From the weather to the humble vada pav, the fifth edition of Dimensions Mumbai, a short-film competition open to young Mumbaikars below 25 years at the Mumbai Film Festival (MFF), had something for everyone.
“It’s great to see Mumbai play muse to filmmakers who are starting out. After all it has so much to offer in terms of inspiration. The trains, the cabs, the crowds and the way the poor are robbed of their humanity as they struggle to live,” said Shoojit Sircar, who headed the jury for this section.
One of the country’s most prolific ad and filmmakers, Sircar is known for his versatility in skilfully handling subjects and concepts, from the stylised to the sensitive, from the more humane to the technological, while catering to both Indian and international sensibilities.
Filmmaker Ravi Jadhav of Balak Palak fame, who is also on the jury, too, was all praise for the young filmmakers who, he said, awed. “There is so much good talent out there. This is a great platform since it gives the youth an exposure to the festival and seeing your work on the big screen can be awesome. I still remember weeping when I saw my first film on screen.”
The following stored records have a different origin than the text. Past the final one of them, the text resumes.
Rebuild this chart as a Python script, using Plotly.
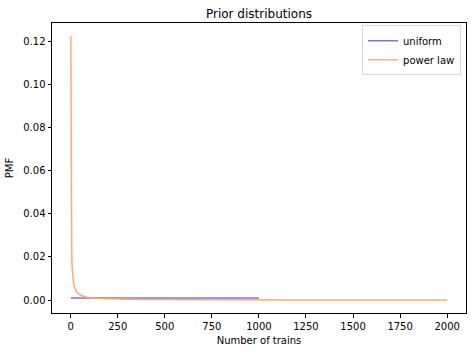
import plotly.graph_objects as go

# Uniform prior (1..1000)
uniform_x = [1, 1000]
uniform_pmf = [0.001, 0.001]

# Power law prior (1..2000)
power_x = [1, 2, 3, 4, 5, 6, 8, 10, 12, 15, 20, 25, 30, 40, 50, 60, 80, 100, 125, 150,
           200, 250, 300, 400, 500, 750, 1000, 1250, 1500, 1750, 2000]
power_pmf = [0.1223, 0.0611, 0.0408, 0.0306, 0.0245, 0.0204, 0.0153, 0.0122, 0.0102, 0.0082,
             0.0061, 0.0049, 0.0041, 0.0031, 0.0024, 0.0020, 0.0015, 0.0012, 0.0010, 0.0008,
             0.0006, 0.0005, 0.0004, 0.0003, 0.00024, 0.00016, 0.00012, 0.0001, 0.00008,
             0.00007, 0.00006]

x_ticks = [0, 250, 500, 750, 1000, 1250, 1500, 1750, 2000]
y_ticks = [0.00, 0.02, 0.04, 0.06, 0.08, 0.10, 0.12]

font = "DejaVu Sans"
fig = go.Figure()
fig.add_trace(go.Scatter(x=uniform_x, y=uniform_pmf, mode="lines", name="uniform",
                         line=dict(color="#8e6fc0", width=1.5)))
fig.add_trace(go.Scatter(x=power_x, y=power_pmf, mode="lines", name="power law",
                         line=dict(color="#fdab73", width=1.5)))

axis_common = dict(showgrid=False, zeroline=False, showline=True, linecolor="black",
                   linewidth=1, mirror=True, ticks="outside", ticklen=3.5, tickwidth=1,
                   tickcolor="black", tickfont=dict(family=font, size=10, color="black"))

fig.update_layout(
    width=472, height=352,
    margin=dict(l=52, r=6, t=23, b=39),
    paper_bgcolor="white", plot_bgcolor="white",
    font=dict(family=font, size=10, color="black"),
    title=dict(text="Prior distributions", x=(52 + 466) / 2 / 472, xanchor="center",
               y=1 - 14 / 352, yanchor="middle", font=dict(family=font, size=12, color="black")),
    xaxis=dict(range=[-99, 2100], tickvals=x_ticks, ticktext=[str(v) for v in x_ticks],
               title=dict(text="Number of trains", font=dict(family=font, size=10), standoff=6),
               **axis_common),
    yaxis=dict(range=[-0.00595, 0.1284], tickvals=y_ticks, ticktext=[f"{v:.2f}" for v in y_ticks],
               title=dict(text="PMF", font=dict(family=font, size=10), standoff=7),
               **axis_common),
    legend=dict(x=0.988, y=0.992, xanchor="right", yanchor="top", bgcolor="rgba(255,255,255,0.8)",
                bordercolor="#d9d9d9", borderwidth=1, font=dict(family=font, size=10),
                tracegroupgap=0, itemwidth=30),
    showlegend=True,
)

fig.write_html("out.html")
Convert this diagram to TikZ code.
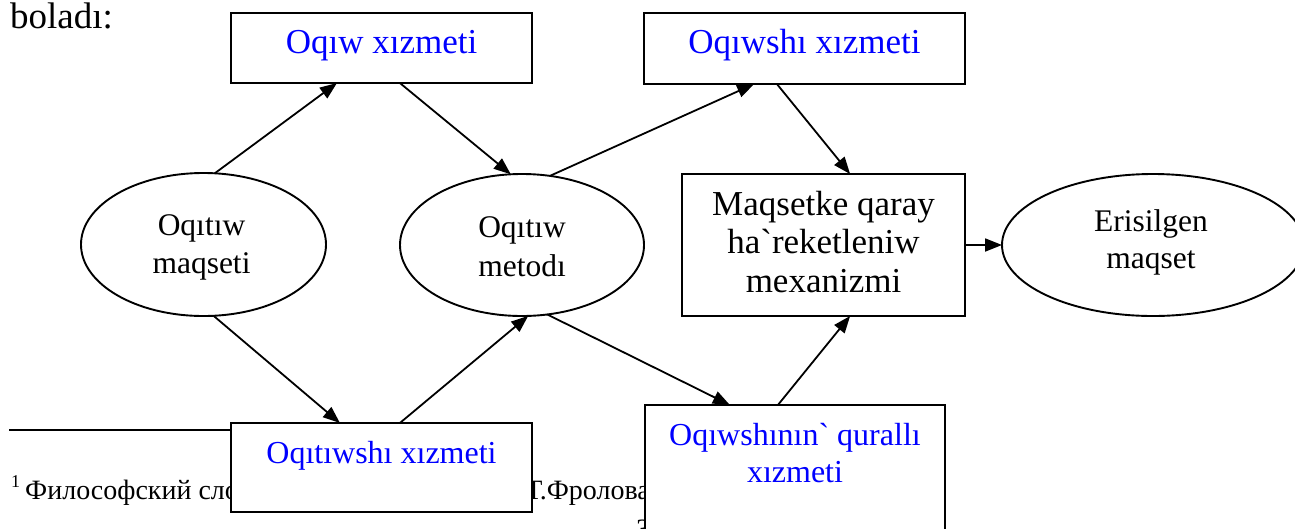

Rajkumar Yadav, who is basking in the acclaim from his latest film Shahid, said, “I think it’s great for filmmakers. I know about struggle and anyone who encourages you during that phase can feel so good. Some of the stuff was so good that it left me stunned to think that this was made by beginners.”
Screenwriter-lyricist Niranjan Iyengar, best known for his dialogues in producer-director Karan Johar’s, Kal Ho Naa Ho (2003) to Student of the Year (2012), hoped the young filmmakers kept working on their craft. “If this is what they are doing now, it is exciting to think of what they can achieve with more training and exposure.”
A brainchild of Mumbai Association of Moving Images (MAMI) trustee Jaya Bachchan, Dimensions Mumbai was introduced to mark the association’s 10th anniversary. The idea was to provide a platform to young students and professionals to showcase their talent. Short films of less than five minutes and of any format, depicting any aspect of life in Mumbai, are screened in the competition.